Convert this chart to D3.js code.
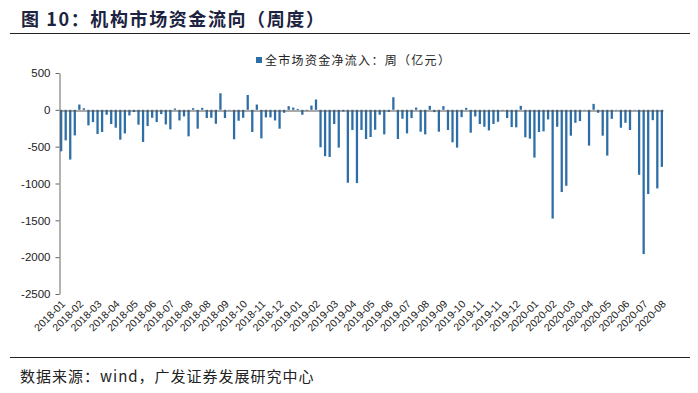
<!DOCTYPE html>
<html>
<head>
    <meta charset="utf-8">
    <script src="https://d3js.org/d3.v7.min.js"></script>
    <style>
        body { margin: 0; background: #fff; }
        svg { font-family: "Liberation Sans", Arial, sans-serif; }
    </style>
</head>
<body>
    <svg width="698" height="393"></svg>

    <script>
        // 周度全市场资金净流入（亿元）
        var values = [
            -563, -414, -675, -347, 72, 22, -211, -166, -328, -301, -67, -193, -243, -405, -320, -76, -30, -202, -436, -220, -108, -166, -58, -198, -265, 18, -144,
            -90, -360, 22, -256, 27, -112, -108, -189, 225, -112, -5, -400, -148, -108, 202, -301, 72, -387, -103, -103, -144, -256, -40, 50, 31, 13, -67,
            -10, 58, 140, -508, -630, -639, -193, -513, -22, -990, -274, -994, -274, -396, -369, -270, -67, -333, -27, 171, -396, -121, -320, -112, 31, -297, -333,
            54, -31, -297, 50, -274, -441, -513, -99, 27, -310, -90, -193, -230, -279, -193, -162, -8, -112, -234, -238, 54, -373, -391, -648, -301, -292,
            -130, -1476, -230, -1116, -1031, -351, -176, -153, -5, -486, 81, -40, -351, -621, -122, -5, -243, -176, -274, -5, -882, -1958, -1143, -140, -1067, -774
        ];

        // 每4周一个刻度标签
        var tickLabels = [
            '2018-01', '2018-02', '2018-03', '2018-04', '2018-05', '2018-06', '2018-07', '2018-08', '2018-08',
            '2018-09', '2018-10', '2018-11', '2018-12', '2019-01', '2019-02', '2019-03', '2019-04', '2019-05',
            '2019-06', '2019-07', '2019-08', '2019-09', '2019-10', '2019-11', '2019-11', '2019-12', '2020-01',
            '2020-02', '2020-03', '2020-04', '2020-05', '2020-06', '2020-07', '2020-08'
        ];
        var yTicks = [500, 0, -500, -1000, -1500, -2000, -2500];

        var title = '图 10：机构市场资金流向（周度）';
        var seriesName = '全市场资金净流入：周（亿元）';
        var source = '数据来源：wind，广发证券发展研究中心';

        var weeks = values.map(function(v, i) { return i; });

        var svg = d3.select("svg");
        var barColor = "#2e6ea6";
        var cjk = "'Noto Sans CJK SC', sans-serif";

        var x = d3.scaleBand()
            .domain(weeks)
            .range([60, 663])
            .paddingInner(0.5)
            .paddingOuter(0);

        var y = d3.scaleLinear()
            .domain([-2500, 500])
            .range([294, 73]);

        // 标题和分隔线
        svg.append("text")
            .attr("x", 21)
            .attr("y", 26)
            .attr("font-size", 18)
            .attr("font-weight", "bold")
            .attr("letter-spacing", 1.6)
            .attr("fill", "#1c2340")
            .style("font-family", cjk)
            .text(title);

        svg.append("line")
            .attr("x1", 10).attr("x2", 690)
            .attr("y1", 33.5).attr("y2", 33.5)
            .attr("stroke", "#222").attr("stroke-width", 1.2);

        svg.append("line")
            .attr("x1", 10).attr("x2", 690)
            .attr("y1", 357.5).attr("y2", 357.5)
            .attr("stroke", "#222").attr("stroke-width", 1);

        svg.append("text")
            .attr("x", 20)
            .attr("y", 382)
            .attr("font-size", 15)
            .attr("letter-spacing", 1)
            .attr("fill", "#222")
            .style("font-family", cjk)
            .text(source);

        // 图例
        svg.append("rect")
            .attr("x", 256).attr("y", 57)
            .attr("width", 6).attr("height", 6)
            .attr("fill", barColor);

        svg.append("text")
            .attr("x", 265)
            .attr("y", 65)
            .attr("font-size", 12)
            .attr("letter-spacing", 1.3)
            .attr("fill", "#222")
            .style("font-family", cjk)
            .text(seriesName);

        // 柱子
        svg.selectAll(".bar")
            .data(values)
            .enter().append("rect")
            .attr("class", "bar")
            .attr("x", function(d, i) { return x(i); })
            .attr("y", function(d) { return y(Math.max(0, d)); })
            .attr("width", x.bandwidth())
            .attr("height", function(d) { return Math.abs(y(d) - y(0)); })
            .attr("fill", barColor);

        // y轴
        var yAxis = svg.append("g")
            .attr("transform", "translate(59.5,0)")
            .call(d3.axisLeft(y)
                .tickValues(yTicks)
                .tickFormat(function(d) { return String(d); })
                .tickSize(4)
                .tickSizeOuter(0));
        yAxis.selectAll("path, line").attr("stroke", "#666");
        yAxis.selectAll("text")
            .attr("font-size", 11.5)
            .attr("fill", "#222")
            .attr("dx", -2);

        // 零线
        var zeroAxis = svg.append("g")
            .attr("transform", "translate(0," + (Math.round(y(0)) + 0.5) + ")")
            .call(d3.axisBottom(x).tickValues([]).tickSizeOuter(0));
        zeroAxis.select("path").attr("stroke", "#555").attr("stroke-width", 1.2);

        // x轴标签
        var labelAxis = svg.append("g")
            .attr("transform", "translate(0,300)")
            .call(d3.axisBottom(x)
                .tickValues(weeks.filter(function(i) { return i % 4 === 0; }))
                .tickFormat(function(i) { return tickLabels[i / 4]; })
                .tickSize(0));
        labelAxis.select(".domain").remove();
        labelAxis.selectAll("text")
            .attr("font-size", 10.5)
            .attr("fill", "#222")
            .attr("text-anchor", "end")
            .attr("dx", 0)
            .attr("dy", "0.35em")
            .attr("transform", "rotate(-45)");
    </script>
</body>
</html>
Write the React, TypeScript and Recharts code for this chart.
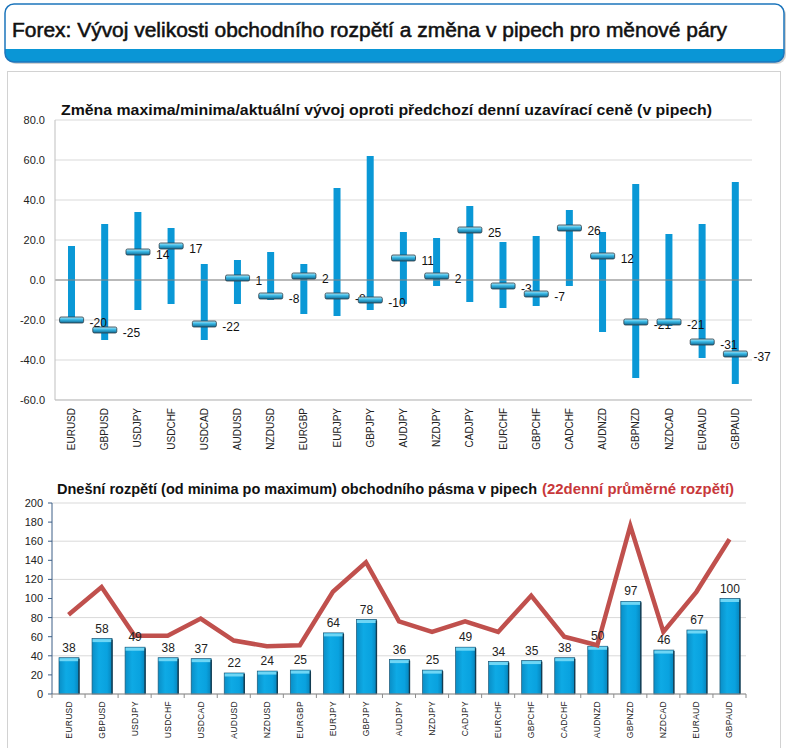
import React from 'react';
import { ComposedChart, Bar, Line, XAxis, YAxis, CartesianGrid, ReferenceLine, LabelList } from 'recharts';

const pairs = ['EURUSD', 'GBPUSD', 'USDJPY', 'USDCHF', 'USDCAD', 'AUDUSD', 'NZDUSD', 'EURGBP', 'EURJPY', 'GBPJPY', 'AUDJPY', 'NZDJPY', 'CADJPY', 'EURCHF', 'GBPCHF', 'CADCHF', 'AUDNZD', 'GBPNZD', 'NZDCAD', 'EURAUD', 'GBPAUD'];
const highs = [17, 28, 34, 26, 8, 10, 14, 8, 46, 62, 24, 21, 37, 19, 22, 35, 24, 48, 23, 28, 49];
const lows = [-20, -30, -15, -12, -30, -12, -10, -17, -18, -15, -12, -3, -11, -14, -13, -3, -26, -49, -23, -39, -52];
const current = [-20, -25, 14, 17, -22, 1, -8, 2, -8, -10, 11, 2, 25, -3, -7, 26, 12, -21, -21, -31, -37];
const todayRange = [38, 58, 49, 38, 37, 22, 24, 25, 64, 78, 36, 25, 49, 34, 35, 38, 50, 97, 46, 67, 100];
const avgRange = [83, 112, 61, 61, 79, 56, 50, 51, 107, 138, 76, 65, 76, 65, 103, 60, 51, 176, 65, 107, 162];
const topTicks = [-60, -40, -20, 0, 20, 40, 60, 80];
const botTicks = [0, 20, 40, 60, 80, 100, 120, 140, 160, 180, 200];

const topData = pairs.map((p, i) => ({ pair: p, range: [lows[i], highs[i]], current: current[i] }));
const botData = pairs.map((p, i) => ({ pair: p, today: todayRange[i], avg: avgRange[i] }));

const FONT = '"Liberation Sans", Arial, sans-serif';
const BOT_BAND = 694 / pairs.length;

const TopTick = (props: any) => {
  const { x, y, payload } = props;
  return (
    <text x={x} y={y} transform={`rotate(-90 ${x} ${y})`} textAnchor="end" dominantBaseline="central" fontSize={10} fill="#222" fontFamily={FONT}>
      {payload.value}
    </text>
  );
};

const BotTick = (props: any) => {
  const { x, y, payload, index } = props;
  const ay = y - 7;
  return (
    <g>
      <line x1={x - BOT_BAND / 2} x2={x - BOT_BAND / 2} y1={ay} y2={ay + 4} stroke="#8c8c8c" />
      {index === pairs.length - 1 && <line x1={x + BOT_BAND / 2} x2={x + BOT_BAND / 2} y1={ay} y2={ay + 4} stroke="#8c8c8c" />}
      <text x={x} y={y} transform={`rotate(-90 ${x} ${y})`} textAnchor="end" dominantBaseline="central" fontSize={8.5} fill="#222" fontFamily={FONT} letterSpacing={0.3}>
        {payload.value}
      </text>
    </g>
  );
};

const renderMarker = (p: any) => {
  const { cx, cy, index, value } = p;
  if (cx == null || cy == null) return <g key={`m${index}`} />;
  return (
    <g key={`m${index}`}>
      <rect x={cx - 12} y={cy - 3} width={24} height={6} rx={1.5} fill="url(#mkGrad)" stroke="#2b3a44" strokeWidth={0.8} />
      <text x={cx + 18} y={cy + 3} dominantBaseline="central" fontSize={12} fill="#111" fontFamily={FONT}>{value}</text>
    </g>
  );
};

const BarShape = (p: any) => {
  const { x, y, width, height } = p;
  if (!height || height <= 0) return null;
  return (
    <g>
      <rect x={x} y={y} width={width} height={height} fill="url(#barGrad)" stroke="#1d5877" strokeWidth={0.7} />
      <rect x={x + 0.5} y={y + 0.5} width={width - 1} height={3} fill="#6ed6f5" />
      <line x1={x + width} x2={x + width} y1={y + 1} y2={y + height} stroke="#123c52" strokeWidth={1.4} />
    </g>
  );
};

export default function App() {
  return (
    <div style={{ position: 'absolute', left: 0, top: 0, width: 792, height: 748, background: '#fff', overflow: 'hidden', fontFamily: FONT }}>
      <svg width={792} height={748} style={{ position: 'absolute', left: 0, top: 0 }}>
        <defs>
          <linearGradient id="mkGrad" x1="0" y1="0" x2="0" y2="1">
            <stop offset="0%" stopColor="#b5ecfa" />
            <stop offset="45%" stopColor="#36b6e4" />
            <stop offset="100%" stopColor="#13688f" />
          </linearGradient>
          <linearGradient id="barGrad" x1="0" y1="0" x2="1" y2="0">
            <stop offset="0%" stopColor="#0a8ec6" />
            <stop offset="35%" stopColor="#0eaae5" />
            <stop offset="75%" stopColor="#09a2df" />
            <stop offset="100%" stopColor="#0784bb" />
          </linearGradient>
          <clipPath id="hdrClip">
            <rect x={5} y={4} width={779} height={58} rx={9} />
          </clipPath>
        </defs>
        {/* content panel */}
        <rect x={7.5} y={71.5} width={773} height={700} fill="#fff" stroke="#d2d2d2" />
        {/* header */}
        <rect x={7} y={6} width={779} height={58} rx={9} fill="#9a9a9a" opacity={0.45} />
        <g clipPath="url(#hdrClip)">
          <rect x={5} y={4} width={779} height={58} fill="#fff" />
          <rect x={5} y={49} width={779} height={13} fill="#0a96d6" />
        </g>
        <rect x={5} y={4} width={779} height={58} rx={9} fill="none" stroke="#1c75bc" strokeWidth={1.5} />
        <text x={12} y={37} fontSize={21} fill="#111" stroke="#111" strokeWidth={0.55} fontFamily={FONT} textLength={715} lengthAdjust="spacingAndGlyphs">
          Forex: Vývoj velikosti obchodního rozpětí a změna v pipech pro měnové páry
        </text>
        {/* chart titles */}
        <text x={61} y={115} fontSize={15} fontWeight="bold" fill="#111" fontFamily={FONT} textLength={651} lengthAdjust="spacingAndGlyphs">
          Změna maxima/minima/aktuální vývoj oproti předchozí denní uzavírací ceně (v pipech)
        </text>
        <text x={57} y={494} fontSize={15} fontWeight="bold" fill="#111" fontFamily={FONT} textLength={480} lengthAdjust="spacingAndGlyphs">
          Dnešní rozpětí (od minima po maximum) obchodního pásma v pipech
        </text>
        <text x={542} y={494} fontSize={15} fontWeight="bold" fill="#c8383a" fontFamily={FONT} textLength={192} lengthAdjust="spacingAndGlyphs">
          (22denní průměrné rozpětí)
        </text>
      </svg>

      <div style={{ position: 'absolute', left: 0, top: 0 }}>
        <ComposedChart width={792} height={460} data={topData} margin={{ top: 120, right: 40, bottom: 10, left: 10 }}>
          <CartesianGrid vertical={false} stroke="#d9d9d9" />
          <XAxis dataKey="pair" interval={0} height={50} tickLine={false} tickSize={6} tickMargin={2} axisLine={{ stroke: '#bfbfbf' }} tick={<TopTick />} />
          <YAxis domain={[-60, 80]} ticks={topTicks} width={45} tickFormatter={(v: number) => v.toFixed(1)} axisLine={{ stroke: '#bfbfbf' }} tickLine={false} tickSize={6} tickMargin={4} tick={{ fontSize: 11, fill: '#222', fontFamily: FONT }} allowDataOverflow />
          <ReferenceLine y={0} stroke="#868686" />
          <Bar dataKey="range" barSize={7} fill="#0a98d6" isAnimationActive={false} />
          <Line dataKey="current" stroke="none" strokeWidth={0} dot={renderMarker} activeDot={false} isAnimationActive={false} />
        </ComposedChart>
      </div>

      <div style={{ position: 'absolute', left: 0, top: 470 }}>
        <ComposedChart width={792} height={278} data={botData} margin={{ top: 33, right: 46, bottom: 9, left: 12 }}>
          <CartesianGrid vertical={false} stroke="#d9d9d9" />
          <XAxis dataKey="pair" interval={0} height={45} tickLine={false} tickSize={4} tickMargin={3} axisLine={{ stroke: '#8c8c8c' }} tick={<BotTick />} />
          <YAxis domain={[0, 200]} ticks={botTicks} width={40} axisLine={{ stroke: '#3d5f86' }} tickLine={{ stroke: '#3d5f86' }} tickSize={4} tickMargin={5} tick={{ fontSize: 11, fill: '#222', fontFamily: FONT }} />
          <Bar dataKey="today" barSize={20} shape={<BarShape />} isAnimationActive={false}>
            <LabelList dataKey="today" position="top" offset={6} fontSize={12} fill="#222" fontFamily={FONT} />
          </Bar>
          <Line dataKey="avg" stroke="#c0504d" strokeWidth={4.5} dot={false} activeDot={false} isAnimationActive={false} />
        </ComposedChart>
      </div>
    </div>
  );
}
━━━
Copy nothing but the lines above that run from the one with "Write the React, TypeScript" to the one with "CartesianGrid, ReferenceLine, LabelList", ends included; pictures stay out.

Write the React, TypeScript and Recharts code for this chart.
import React from 'react';
import { ComposedChart, Bar, Line, XAxis, YAxis, CartesianGrid, ReferenceLine, LabelList } from 'recharts';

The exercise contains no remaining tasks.